▶ _GIVEN RECORDS_
----

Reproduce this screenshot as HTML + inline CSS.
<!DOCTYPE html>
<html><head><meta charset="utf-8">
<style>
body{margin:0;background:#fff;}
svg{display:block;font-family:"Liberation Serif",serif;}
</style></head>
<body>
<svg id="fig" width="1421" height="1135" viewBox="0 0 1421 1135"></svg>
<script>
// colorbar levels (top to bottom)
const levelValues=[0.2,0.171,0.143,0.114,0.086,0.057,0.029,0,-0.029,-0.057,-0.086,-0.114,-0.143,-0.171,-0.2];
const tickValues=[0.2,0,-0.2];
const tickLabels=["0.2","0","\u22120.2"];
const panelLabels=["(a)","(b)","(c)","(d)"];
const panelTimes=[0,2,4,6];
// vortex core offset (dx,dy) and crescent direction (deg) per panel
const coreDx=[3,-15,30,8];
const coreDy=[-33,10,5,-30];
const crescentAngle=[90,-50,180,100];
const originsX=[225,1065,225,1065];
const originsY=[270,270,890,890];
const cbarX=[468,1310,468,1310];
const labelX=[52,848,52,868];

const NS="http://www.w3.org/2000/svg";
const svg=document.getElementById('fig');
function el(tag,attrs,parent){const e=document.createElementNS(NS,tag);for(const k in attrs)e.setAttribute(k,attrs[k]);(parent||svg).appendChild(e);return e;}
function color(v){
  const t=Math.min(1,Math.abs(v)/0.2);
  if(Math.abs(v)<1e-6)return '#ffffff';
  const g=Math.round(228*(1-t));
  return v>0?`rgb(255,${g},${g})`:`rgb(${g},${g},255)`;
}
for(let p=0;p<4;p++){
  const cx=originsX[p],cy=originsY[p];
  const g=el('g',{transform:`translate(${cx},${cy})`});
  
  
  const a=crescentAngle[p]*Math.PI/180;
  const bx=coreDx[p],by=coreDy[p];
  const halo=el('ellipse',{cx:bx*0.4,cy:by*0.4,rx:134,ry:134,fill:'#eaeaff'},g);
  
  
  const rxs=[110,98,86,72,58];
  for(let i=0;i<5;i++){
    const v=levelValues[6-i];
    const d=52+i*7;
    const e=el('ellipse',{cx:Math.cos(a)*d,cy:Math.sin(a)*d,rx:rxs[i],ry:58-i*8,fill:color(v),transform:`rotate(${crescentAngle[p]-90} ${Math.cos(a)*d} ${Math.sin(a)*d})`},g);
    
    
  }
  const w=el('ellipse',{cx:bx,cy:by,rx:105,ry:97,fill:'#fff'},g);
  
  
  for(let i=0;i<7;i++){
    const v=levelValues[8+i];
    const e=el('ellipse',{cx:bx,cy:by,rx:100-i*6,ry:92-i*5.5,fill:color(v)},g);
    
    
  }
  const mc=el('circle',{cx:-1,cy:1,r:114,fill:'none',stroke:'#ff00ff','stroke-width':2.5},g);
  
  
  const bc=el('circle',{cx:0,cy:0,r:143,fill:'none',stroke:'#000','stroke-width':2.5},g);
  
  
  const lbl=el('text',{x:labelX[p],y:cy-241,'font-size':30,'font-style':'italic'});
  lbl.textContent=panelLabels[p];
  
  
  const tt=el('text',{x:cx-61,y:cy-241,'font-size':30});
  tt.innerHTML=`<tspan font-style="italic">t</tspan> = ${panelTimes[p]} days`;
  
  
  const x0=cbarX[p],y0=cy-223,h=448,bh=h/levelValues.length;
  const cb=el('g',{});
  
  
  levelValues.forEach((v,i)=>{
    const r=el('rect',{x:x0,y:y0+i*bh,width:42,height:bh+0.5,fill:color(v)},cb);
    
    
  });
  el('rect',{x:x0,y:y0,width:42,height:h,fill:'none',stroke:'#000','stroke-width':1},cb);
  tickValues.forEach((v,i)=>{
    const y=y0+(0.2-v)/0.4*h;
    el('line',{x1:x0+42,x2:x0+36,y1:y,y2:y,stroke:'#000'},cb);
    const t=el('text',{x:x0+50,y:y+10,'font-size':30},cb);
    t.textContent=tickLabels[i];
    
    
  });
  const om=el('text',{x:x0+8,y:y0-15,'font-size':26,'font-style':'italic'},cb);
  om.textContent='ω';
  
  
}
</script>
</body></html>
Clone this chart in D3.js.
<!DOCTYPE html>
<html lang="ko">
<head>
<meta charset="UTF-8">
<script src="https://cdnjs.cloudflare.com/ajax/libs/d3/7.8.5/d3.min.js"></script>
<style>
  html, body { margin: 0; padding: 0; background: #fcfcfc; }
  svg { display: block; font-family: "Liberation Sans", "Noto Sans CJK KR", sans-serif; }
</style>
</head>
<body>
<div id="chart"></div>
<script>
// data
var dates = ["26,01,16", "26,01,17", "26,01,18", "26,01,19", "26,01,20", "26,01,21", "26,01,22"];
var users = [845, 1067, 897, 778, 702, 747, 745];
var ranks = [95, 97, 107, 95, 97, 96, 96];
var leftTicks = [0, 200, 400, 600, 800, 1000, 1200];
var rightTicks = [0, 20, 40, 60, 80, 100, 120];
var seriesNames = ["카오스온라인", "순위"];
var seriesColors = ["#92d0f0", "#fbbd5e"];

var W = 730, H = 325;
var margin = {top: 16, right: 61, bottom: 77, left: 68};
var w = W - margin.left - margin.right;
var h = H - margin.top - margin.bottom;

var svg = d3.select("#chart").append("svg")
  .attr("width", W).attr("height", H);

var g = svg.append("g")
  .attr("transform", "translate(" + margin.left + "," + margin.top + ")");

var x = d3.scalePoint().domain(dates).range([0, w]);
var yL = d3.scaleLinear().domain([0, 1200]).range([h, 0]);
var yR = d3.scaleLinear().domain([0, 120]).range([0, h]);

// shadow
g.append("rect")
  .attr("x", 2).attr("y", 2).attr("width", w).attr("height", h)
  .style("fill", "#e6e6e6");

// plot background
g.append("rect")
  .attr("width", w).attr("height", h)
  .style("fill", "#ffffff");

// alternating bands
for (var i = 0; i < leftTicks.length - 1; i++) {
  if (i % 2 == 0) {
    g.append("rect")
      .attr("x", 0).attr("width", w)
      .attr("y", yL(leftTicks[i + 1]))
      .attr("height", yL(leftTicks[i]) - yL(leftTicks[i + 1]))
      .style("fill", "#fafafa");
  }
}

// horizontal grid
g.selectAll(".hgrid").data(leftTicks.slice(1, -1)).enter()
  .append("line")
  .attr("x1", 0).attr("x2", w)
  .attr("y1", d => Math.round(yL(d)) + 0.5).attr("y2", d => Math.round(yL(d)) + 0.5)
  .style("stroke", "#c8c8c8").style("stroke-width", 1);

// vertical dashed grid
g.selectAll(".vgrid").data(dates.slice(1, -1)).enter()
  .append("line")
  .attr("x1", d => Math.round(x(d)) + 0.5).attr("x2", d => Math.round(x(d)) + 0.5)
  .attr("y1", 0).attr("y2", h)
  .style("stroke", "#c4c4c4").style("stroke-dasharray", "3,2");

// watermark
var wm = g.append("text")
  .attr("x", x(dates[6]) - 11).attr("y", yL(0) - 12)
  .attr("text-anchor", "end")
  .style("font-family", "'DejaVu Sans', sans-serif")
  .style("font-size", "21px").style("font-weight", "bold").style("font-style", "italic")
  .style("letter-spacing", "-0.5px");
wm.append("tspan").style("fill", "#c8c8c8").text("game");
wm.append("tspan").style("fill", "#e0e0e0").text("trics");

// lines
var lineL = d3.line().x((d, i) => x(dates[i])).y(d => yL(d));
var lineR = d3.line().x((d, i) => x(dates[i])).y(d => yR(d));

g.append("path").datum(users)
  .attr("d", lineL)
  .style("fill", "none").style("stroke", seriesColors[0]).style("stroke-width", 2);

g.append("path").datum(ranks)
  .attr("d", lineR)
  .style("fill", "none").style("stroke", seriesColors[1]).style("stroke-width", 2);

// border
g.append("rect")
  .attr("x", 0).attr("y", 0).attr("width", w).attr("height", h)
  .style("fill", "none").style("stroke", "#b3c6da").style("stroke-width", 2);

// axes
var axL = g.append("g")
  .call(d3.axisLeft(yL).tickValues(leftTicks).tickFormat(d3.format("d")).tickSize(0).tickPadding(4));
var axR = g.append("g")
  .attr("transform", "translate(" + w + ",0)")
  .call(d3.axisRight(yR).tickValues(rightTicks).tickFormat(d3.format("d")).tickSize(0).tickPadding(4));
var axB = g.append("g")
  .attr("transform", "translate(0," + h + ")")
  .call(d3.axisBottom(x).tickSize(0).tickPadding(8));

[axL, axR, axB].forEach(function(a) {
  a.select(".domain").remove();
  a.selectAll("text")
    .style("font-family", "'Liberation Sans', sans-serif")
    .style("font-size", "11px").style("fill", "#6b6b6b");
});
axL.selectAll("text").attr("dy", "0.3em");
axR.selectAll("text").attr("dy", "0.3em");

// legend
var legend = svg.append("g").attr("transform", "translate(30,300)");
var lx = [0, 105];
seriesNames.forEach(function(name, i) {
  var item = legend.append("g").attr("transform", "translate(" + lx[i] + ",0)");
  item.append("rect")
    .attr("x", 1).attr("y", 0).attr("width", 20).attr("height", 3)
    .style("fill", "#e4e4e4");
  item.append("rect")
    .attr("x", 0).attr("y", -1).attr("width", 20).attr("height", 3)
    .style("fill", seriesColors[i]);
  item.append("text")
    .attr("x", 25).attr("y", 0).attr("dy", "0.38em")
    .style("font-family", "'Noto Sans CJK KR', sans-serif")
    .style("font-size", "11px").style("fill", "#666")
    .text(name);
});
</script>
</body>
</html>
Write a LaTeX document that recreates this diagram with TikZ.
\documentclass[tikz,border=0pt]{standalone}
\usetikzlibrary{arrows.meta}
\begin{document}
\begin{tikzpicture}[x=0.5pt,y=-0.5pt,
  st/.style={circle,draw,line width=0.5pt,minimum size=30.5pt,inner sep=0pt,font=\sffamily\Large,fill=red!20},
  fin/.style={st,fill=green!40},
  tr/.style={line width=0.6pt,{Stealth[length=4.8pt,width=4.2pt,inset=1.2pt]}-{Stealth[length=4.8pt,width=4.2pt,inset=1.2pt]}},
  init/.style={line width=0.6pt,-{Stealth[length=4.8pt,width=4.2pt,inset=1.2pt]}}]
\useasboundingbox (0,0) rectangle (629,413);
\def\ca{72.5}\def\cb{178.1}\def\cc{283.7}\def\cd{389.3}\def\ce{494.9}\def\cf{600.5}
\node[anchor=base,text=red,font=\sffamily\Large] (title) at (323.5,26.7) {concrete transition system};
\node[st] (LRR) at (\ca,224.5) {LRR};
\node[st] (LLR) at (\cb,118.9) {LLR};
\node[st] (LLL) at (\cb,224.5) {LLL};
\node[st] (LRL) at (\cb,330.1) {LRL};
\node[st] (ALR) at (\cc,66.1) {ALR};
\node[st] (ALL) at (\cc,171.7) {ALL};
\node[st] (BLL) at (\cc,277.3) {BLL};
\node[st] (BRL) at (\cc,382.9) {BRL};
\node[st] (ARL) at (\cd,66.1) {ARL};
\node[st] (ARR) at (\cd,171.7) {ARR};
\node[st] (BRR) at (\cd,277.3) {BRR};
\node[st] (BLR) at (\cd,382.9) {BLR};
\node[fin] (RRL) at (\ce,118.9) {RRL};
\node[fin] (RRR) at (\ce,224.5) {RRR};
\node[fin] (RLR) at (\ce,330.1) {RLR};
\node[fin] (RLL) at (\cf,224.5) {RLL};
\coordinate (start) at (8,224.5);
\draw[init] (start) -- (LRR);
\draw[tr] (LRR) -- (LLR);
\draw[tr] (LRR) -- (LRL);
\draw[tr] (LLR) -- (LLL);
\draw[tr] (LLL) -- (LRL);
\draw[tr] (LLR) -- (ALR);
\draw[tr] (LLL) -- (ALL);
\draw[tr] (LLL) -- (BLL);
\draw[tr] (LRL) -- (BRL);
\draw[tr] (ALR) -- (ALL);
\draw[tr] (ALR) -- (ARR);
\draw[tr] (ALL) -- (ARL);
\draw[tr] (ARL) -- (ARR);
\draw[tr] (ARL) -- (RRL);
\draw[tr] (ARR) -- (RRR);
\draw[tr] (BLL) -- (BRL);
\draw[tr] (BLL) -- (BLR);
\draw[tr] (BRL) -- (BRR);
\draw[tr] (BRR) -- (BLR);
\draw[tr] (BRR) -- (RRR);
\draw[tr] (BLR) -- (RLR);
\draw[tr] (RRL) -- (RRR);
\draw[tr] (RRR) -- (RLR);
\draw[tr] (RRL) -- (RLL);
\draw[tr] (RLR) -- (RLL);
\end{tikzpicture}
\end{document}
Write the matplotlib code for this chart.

----

▶ _WRITTEN REQUEST_
Extract the lines above, from the first one through the one containing "const labelX=[52,848,52,868];", and return only those, unchanged.

▶ _OUTPUT_
Reproduce this screenshot as HTML + inline CSS.
<!DOCTYPE html>
<html><head><meta charset="utf-8">
<style>
body{margin:0;background:#fff;}
svg{display:block;font-family:"Liberation Serif",serif;}
</style></head>
<body>
<svg id="fig" width="1421" height="1135" viewBox="0 0 1421 1135"></svg>
<script>
// colorbar levels (top to bottom)
const levelValues=[0.2,0.171,0.143,0.114,0.086,0.057,0.029,0,-0.029,-0.057,-0.086,-0.114,-0.143,-0.171,-0.2];
const tickValues=[0.2,0,-0.2];
const tickLabels=["0.2","0","\u22120.2"];
const panelLabels=["(a)","(b)","(c)","(d)"];
const panelTimes=[0,2,4,6];
// vortex core offset (dx,dy) and crescent direction (deg) per panel
const coreDx=[3,-15,30,8];
const coreDy=[-33,10,5,-30];
const crescentAngle=[90,-50,180,100];
const originsX=[225,1065,225,1065];
const originsY=[270,270,890,890];
const cbarX=[468,1310,468,1310];
const labelX=[52,848,52,868];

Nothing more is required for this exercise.